A manufacturer of industrial racking systems has been fined after the death of a worker who fell through a roof skylight at its Somerset factory.
At Taunton Crown Court last week, Cooper B-Line was fined £210,000 plus costs of £36,493 over the death of maintenance work Samuel Maxwell, 46.
As a maintenance worker, Maxwell had permission to go onto the factory’s extensive roofs for various tasks. The court heard that he did so regularly, without adequate safety measures being in place.
On 17 May 2013, colleagues below heard a crash, discovering that Maxwell had fallen through a skylight onto the concrete floor of the rack assembly area seven metres below. He died shortly after the fall.
The HSE found that management at Cooper B-Line, also known as CBL, failed to appreciate the risks to their maintenance workers when working on the roofs.
They had carried out an inadequate generic risk assessment, which failed to identify the risks and control these to an acceptable level.

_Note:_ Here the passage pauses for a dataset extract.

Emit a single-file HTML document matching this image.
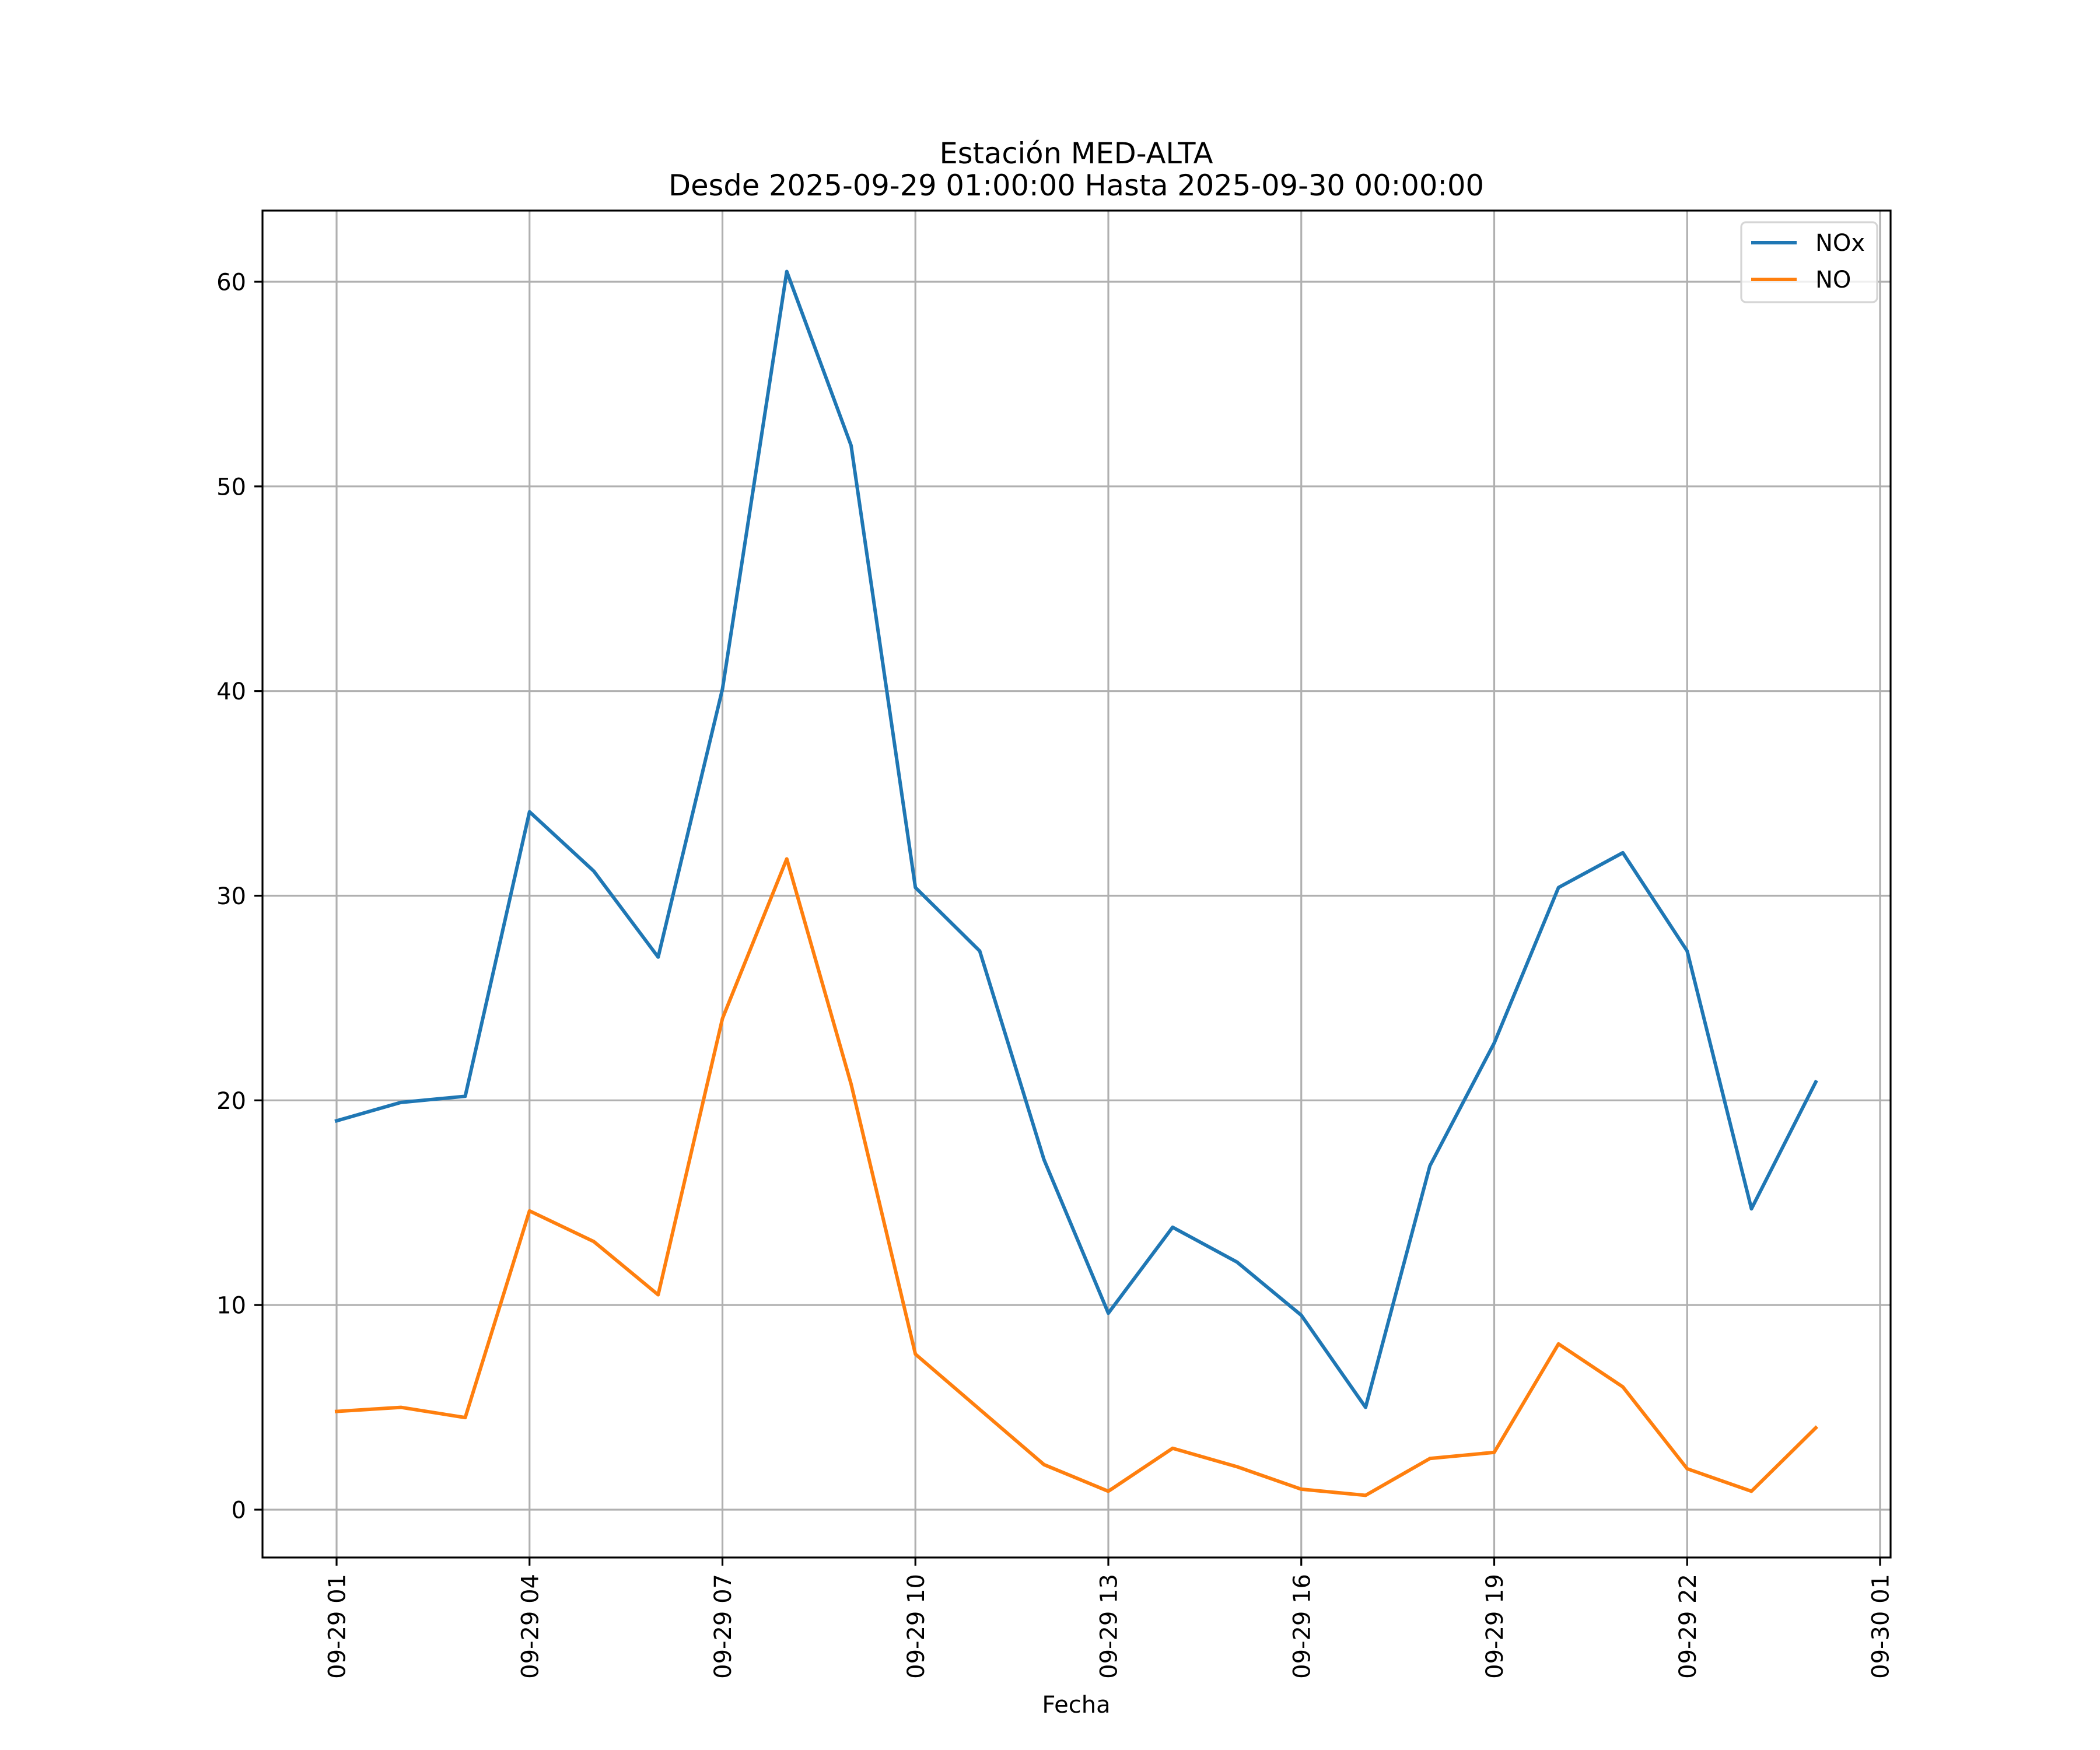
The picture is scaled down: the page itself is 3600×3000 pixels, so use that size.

HSE Inspector Annette Walker said: “The senior management of companies must learn from this tragic case that they need to take the health and safety of their workers seriously. In this case a confusing system of work had developed and unintentionally encouraged dangerous methods.
“Falls from height continue to account for a significant proportion of all workplace deaths and serious injuries. Falls through fragile roofs and skylights sadly happen all too often. Businesses should ensure that all roof work including routine maintenance is properly planned and carried out safely.”
Remember risk assessments need to cover site specific hazards and risks and reduce the risk of harm to an acceptable level. Far too often we see Generic Risk Assessments that do not manage the real risks.